Tuesday, December 11, 2007

[World Cinema Series] Killer of Sheep

Boo Hoo


Charles Burnett's debut feature film Killer of Sheep didn't work for me. Perhaps it's because the lack of knowledge on the socio-economic climate of the time made this movie seem a little alien. Or perhaps I didn't grasp the many subtexts that the movie presented, in exploring the lives of the working class African Americans who seem to be a little too far from the American Dream which most of us are familiar with. Or maybe it showed too much of the drudgery of routine in the life of the poor, that frankly, nothing much happens, not because it's by choice, but because of the lack of resource to do something about it, to break out of the circle. In not having the all too standard narrative structure, I thought the incidents played out, like life itself, in nuggets of episodes happening simultaneously, which shifted attention quite frequently on issues that it might have wanted to touch upon.

It sets the spotlight on Stan (Henry G. Sanders) and his family, as we look at their lives almost voyeuristically, as if peering at everything there is to be seen in their household, neighbourhood, and the people they interact with. In fact, we start off smack (pardon the pun) in the middle of parents disciplining their kids, before watching the kids themselves journey into their wonderland engrossed in the game they're playing.

From then on, it became a sort of every ingredient being thrown into the broth. We get to know Stan having to work at a slaughterhouse, but yet tempted by the neighbourhood liquor store owner to help her out. We know Stan doesn't make much, but he puts food on the table. We also suspect that Stan could be a revered ex-boy-in-the-hood who gets called upon by unsavory folks for a hit job. And he seems a little jaded with life, carrying this perpetual frown. But I felt that each of these (and more) interactions presented itself as is, without offering the lazy me any answers, leaving them quite frankly, open to interpretation and reading deeper into it for meaning. Like a friend of mine who likes to call himself the aggressive movie watcher, rather than to passively be fed by the obvious going around.

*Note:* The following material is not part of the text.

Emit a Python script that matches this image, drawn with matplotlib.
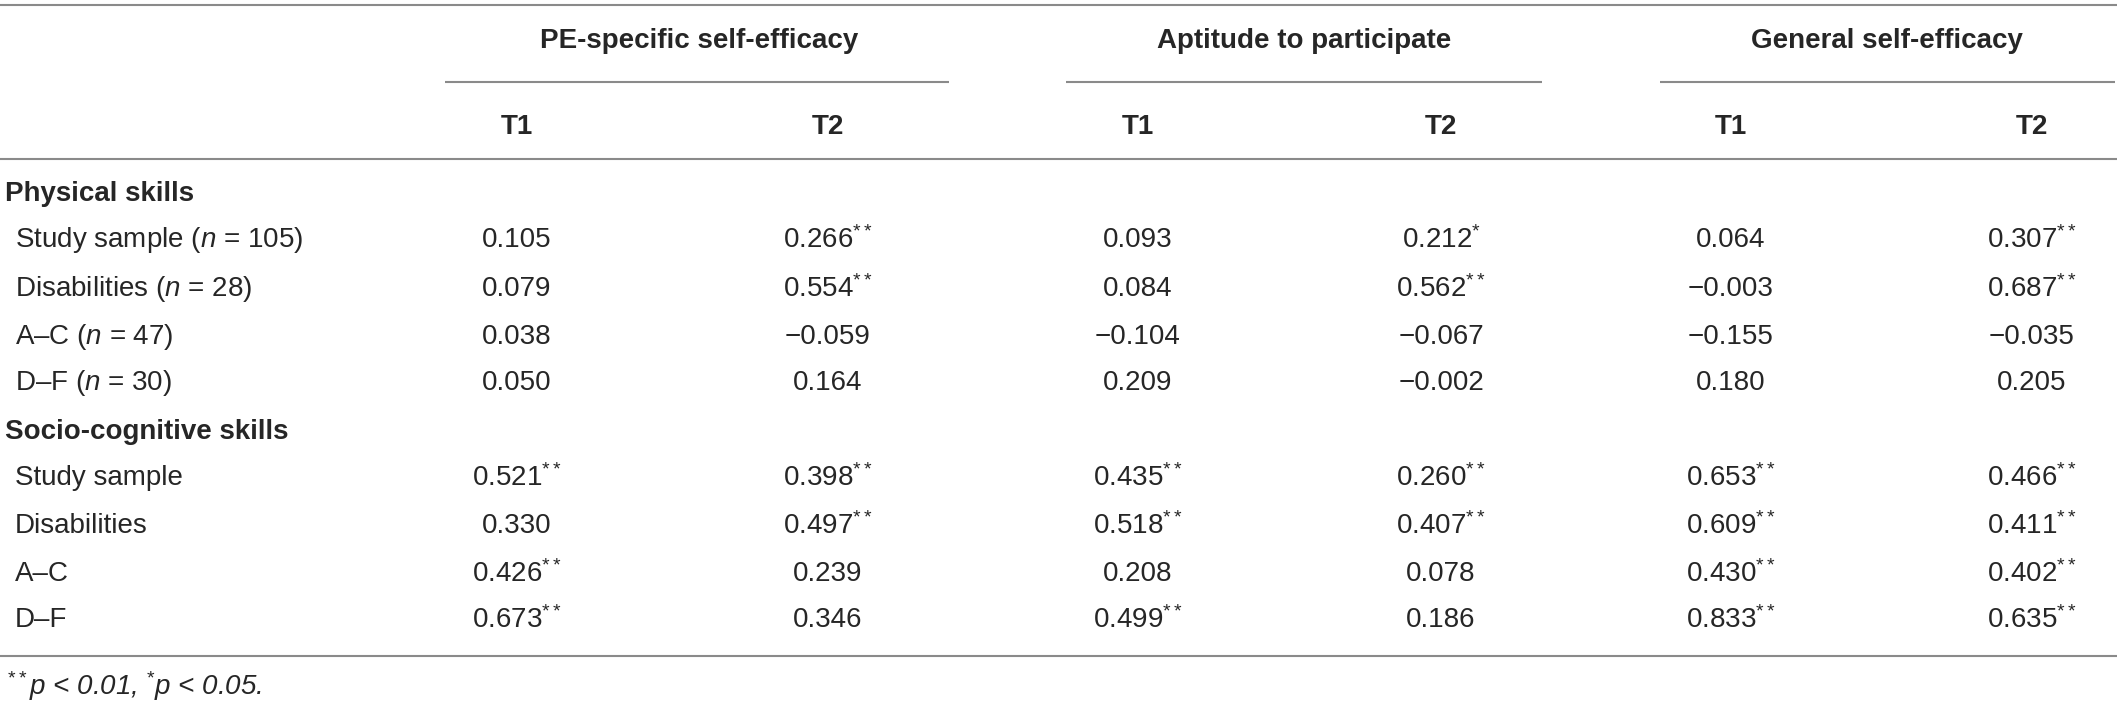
import matplotlib
matplotlib.use("Agg")
import matplotlib.pyplot as plt

plt.rcParams["font.family"] = ["Liberation Sans", "DejaVu Sans"]
plt.rcParams["mathtext.fontset"] = "custom"
plt.rcParams["mathtext.rm"] = "Liberation Sans"
plt.rcParams["mathtext.it"] = "Liberation Sans:italic"
plt.rcParams["mathtext.bf"] = "Liberation Sans:bold"

groups = ["PE-specific self-efficacy", "Aptitude to participate", "General self-efficacy"]
times = ["T1", "T2"]
sections = ["Physical skills", "Socio-cognitive skills"]
row_labels = ["Study sample", "Disabilities", "A–C", "D–F"]
phys_n = [105, 28, 47, 30]

# columns: PE T1, PE T2, Apt T1, Apt T2, Gen T1, Gen T2
phys_vals = [
    [0.105, 0.266, 0.093, 0.212, 0.064, 0.307],
    [0.079, 0.554, 0.084, 0.562, -0.003, 0.687],
    [0.038, -0.059, -0.104, -0.067, -0.155, -0.035],
    [0.050, 0.164, 0.209, -0.002, 0.180, 0.205],
]
phys_sig = [
    ["", "**", "", "*", "", "**"],
    ["", "**", "", "**", "", "**"],
    ["", "", "", "", "", ""],
    ["", "", "", "", "", ""],
]
soc_vals = [
    [0.521, 0.398, 0.435, 0.260, 0.653, 0.466],
    [0.330, 0.497, 0.518, 0.407, 0.609, 0.411],
    [0.426, 0.239, 0.208, 0.078, 0.430, 0.402],
    [0.673, 0.346, 0.499, 0.186, 0.833, 0.635],
]
soc_sig = [
    ["**", "**", "**", "**", "**", "**"],
    ["", "**", "**", "**", "**", "**"],
    ["**", "", "", "", "**", "**"],
    ["**", "", "**", "", "**", "**"],
]

W, H = 2117, 704
fig = plt.figure(figsize=(W / 100, H / 100), dpi=100)
ax = fig.add_axes([0, 0, 1, 1])
ax.set_xlim(0, W)
ax.set_ylim(H, 0)
ax.axis("off")

ink = "#262626"
rule = "#8a8a8a"
fs = 20

col_x = [517, 828, 1138, 1441, 1731, 2032]
group_x = [699, 1304, 1887]
group_span = [(445, 949), (1066, 1542), (1660, 2115)]

# rules
for y in (5, 159, 656):
    ax.hlines(y, 0, W, color=rule, lw=1.5)
for (a, b) in group_span:
    ax.hlines(82, a, b, color=rule, lw=1.5)

for g, x in zip(groups, group_x):
    ax.text(x, 41, g, ha="center", va="center", fontsize=fs, fontweight="bold", color=ink)
for i, x in enumerate(col_x):
    ax.text(x, 127, times[i % 2], ha="center", va="center", fontsize=fs, fontweight="bold", color=ink)


def fmt(v, s):
    txt = f"{abs(v):.3f}"
    if v < 0:
        txt = "\u2212" + txt
    if s:
        txt += "$^{" + s + "}$"
    return txt


row_y = [240, 289, 337, 383, 432, 478, 526, 574, 620]
sec_y = [194, 432]

ax.text(5, sec_y[0], sections[0], ha="left", va="center", fontsize=fs, fontweight="bold", color=ink)
for r in range(4):
    y = row_y[r]
    lab = row_labels[r] + r" ($\mathit{n}$ = " + str(phys_n[r]) + ")"
    ax.text(15, y, lab, ha="left", va="center", fontsize=fs, color=ink)
    for c in range(6):
        ax.text(col_x[c], y, fmt(phys_vals[r][c], phys_sig[r][c]), ha="center", va="center",
                fontsize=fs, color=ink)

ax.text(5, sec_y[1], sections[1], ha="left", va="center", fontsize=fs, fontweight="bold", color=ink)
for r in range(4):
    y = row_y[5 + r]
    ax.text(15, y, row_labels[r], ha="left", va="center", fontsize=fs, color=ink)
    for c in range(6):
        ax.text(col_x[c], y, fmt(soc_vals[r][c], soc_sig[r][c]), ha="center", va="center",
                fontsize=fs, color=ink)

ax.text(7, 686, r"$^{**}$$\mathit{p}$ < 0.01, $^{*}$$\mathit{p}$ < 0.05.", ha="left", va="center",
        fontsize=fs, style="italic", color=ink)

fig.savefig("out.png", dpi=100)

But it's not as dry as it sounds, with some patches of humour thrown in, but I'm quite unsure whether these were deliberate, or just part of the audience's amusement having to watch those scenes in question some 30 years later. The soundtrack filled with songs such as those by Louis Armstrong and Paul Robeson is a joy though, one which directly led to this movie's lack of screening because it didn't clear those rights.

Maybe, if opportunity presents itself again, I'll give Killer of Sheep another go. And in the meantime, I'll be reading up on the Watts Riots to bring myself up to speed with relevant material probably required to enjoy this movie a lot more, and in some proper context.

***

This evening's guest to present the movie is Matt Myers, a producer as well as the current Associate Chair at NTU Tisch School of the Arts Asia. He shared that Killer of Sheep was made some 7 years after the Watts Riots, and was shot during weekends over the course of one year. It's actually Burnett's thesis film, and cost about $10K to make. It was made with non professional actors, and had won the 1981 Critics Prize at the Berlinale Forum of New Cinema. In 1990 the US Library of Congress declared it a national treasure and inducted it into the National Film Registry, being one amongst the first fifty to be given this honour.

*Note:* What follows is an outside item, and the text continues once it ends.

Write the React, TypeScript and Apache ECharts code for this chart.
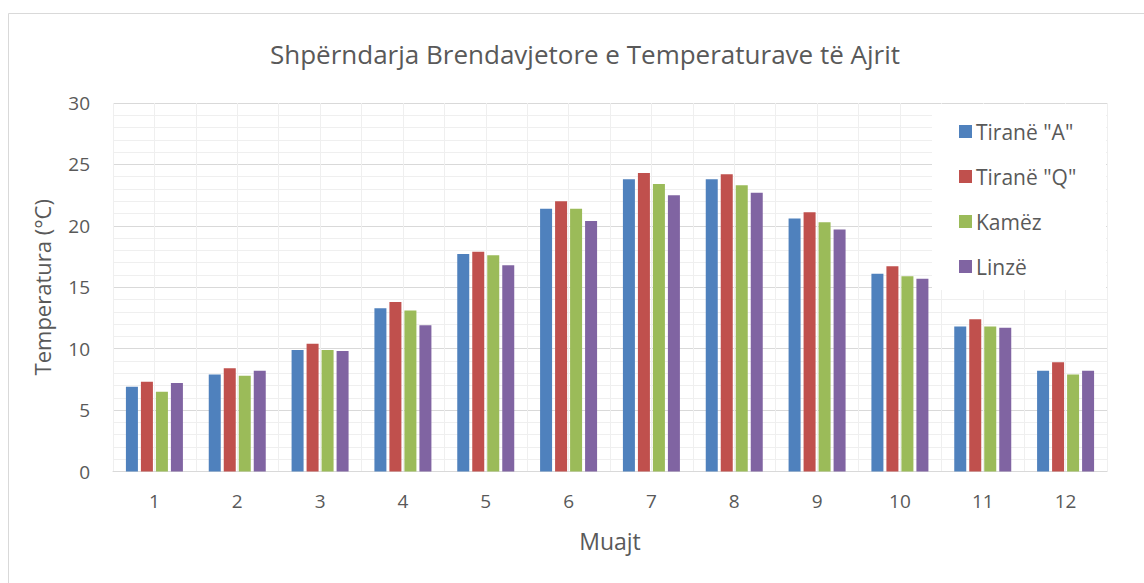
import React, { useEffect, useRef } from "react";
import * as echarts from "echarts";

const months = ["1", "2", "3", "4", "5", "6", "7", "8", "9", "10", "11", "12"];
const tiranaA = [6.9, 7.9, 9.9, 13.3, 17.7, 21.4, 23.8, 23.8, 20.6, 16.1, 11.8, 8.2];
const tiranaQ = [7.3, 8.4, 10.4, 13.8, 17.9, 22.0, 24.3, 24.2, 21.1, 16.7, 12.4, 8.9];
const kamez = [6.5, 7.8, 9.9, 13.1, 17.6, 21.4, 23.4, 23.3, 20.3, 15.9, 11.8, 7.9];
const linze = [7.2, 8.2, 9.8, 11.9, 16.8, 20.4, 22.5, 22.7, 19.7, 15.7, 11.7, 8.2];
const seriesNames = ['Tiranë "A"', 'Tiranë "Q"', "Kamëz", "Linzë"];
const colors = ["#4F81BD", "#C0504D", "#9BBB59", "#8064A2"];

const FONT = "'Open Sans', 'Noto Sans', sans-serif";
const TEXT = "#595959";

export default function App() {
  const ref = useRef<HTMLDivElement>(null);
  useEffect(() => {
    if (!ref.current) return;
    const chart = echarts.init(ref.current, null, { renderer: "svg" });
    const data = [tiranaA, tiranaQ, kamez, linze];
    chart.setOption({
      animation: false,
      backgroundColor: "#ffffff",
      textStyle: { fontFamily: FONT },
      title: {
        text: "Shpërndarja Brendavjetore e Temperaturave të Ajrit",
        left: 580,
        textAlign: "center",
        top: 36,
        textStyle: { fontFamily: FONT, fontSize: 26, fontWeight: "normal", color: TEXT },
      },
      graphic: [
        {
          type: "rect",
          shape: { x: 8.5, y: 13.5, width: 1160, height: 600 },
          style: { fill: "none", stroke: "#d9d9d9", lineWidth: 1 },
          silent: true,
          z: 0,
        },
        {
          type: "rect",
          shape: { x: 932, y: 104, width: 174, height: 186 },
          style: { fill: "#ffffff" },
          silent: true,
          z: 5,
        },
      ],
      legend: {
        orient: "vertical",
        left: 954,
        top: 116,
        itemWidth: 13,
        itemHeight: 13,
        itemGap: 24,
        icon: "rect",
        z: 10,
        textStyle: { fontFamily: FONT, fontSize: 21, color: TEXT, padding: [0, 0, 0, -1] },
        data: seriesNames,
      },
      grid: { left: 113, right: 37, top: 103, bottom: 111.5, containLabel: false },
      xAxis: [
        {
          type: "category",
          data: months,
          name: "Muajt",
          nameLocation: "middle",
          nameGap: 58,
          nameTextStyle: { fontFamily: FONT, fontSize: 23, color: TEXT },
          axisLine: { show: true, lineStyle: { color: "#d9d9d9", width: 1 } },
          axisTick: { show: false },
          axisLabel: { fontFamily: FONT, fontSize: 19, color: TEXT, margin: 20 },
          splitLine: { show: false },
        },
        {
          type: "value",
          min: 0,
          max: 24,
          interval: 1,
          show: true,
          position: "bottom",
          axisLine: { show: false },
          axisTick: { show: false },
          axisLabel: { show: false },
          splitLine: { show: true, lineStyle: { color: "#efefef", width: 1 } },
        },
      ],
      yAxis: {
        type: "value",
        min: 0,
        max: 30,
        interval: 5,
        name: "Temperatura (°C)",
        nameLocation: "middle",
        nameGap: 60,
        nameRotate: 90,
        nameTextStyle: { fontFamily: FONT, fontSize: 22, color: TEXT },
        axisLine: { show: false },
        axisTick: { show: false },
        axisLabel: { fontFamily: FONT, fontSize: 19, color: TEXT, margin: 23 },
        splitLine: { show: true, lineStyle: { color: "#d9d9d9", width: 1 } },
        minorTick: { show: false, splitNumber: 5 },
        minorSplitLine: { show: true, lineStyle: { color: "#efefef", width: 1 } },
      },
      series: seriesNames.map((name, i) => ({
        name,
        type: "bar",
        xAxisIndex: 0,
        data: data[i],
        barWidth: 12,
        barGap: "25%",
        itemStyle: { color: colors[i] },
        z: 2,
      })),
    });
    return () => chart.dispose();
  }, []);
  return (
    <div
      ref={ref}
      style={{ position: "absolute", left: 0, top: 0, width: 1144, height: 583 }}
    />
  );
}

It was recently restored to 35mm, but the version screened today was from Digi-beta. But no matter, the Q&A/discussion session after the screening was a blast, given the myriad of viewpoints that peppered throughout the session, no less contributed by students from the Tisch School, some of them who could be renowned filmmakers in their own right, in time to come.

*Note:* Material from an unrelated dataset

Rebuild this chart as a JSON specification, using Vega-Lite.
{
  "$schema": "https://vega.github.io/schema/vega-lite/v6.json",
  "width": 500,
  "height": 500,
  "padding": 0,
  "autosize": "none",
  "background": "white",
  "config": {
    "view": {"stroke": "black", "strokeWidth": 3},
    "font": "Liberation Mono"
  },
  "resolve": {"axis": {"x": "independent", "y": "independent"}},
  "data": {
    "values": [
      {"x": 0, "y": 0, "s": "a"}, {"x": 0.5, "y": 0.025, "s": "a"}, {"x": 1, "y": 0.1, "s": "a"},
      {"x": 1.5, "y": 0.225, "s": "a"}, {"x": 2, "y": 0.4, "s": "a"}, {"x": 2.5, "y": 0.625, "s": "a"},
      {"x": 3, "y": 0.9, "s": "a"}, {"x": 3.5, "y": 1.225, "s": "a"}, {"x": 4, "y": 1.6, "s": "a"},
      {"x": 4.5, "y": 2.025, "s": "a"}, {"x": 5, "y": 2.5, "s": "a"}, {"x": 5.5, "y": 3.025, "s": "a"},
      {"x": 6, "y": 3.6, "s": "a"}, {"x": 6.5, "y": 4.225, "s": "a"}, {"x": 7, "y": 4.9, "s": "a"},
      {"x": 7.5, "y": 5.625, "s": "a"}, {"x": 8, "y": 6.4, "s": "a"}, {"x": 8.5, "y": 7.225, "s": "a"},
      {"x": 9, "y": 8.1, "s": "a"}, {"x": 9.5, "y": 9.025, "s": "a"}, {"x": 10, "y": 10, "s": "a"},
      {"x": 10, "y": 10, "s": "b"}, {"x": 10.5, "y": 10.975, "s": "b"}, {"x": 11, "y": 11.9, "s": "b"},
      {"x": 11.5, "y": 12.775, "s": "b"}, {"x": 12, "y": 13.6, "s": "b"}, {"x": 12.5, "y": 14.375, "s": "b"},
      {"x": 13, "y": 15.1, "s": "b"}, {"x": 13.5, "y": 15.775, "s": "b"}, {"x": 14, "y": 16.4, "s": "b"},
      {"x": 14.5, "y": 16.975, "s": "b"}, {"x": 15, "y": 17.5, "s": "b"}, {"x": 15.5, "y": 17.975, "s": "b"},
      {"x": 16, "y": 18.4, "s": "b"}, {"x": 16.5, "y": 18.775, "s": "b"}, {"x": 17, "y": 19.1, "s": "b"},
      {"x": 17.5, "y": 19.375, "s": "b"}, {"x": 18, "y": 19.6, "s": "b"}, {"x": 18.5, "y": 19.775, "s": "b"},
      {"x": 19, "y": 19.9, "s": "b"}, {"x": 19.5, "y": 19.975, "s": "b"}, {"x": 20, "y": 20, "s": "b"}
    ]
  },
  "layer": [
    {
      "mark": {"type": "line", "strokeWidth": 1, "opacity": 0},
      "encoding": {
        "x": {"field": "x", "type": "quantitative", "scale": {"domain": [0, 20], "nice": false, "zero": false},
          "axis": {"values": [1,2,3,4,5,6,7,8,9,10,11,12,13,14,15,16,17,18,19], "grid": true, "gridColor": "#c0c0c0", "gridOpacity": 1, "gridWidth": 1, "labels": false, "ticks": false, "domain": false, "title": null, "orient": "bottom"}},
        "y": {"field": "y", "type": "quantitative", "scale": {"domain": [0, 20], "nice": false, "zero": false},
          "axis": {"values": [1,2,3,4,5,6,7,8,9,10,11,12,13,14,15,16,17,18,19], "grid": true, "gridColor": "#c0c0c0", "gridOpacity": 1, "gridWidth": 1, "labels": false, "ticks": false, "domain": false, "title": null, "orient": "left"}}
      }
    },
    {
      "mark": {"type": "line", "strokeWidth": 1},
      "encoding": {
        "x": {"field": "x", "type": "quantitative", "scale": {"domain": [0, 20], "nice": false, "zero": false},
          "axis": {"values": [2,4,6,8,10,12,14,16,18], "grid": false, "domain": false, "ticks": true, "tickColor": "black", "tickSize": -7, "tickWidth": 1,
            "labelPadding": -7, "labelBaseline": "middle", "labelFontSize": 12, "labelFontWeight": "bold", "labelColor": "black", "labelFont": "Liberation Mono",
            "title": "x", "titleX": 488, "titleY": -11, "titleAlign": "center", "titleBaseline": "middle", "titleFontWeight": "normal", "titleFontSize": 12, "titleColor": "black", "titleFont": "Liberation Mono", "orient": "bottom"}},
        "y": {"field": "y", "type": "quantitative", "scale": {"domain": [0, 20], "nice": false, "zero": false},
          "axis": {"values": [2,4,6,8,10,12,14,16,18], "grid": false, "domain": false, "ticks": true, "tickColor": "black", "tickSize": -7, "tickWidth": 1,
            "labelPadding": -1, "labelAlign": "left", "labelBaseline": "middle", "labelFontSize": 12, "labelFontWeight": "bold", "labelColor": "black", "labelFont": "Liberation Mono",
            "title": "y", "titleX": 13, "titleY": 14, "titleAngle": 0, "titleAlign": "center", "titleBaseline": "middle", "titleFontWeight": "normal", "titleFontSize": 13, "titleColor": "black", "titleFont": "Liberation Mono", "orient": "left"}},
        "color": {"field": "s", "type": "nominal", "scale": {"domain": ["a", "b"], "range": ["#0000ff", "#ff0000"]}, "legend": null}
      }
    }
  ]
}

And before I end off, the World Cinema Series is a programme of the National Museum Cinémathèque and co-presented by the Singapore Film Society, and is a monthly screening of works by the boldest and most inventive auteurs in the history of cinema. This series charts both the significant and less discovered territories of cinema - from the early silent era to underground films, and new wave film movements around the world, by some of the greatest mavericks and artists of film. The Series will continue in 2008, with Radio On being the first in the lineup in the second Tuesday of January. Watch for it!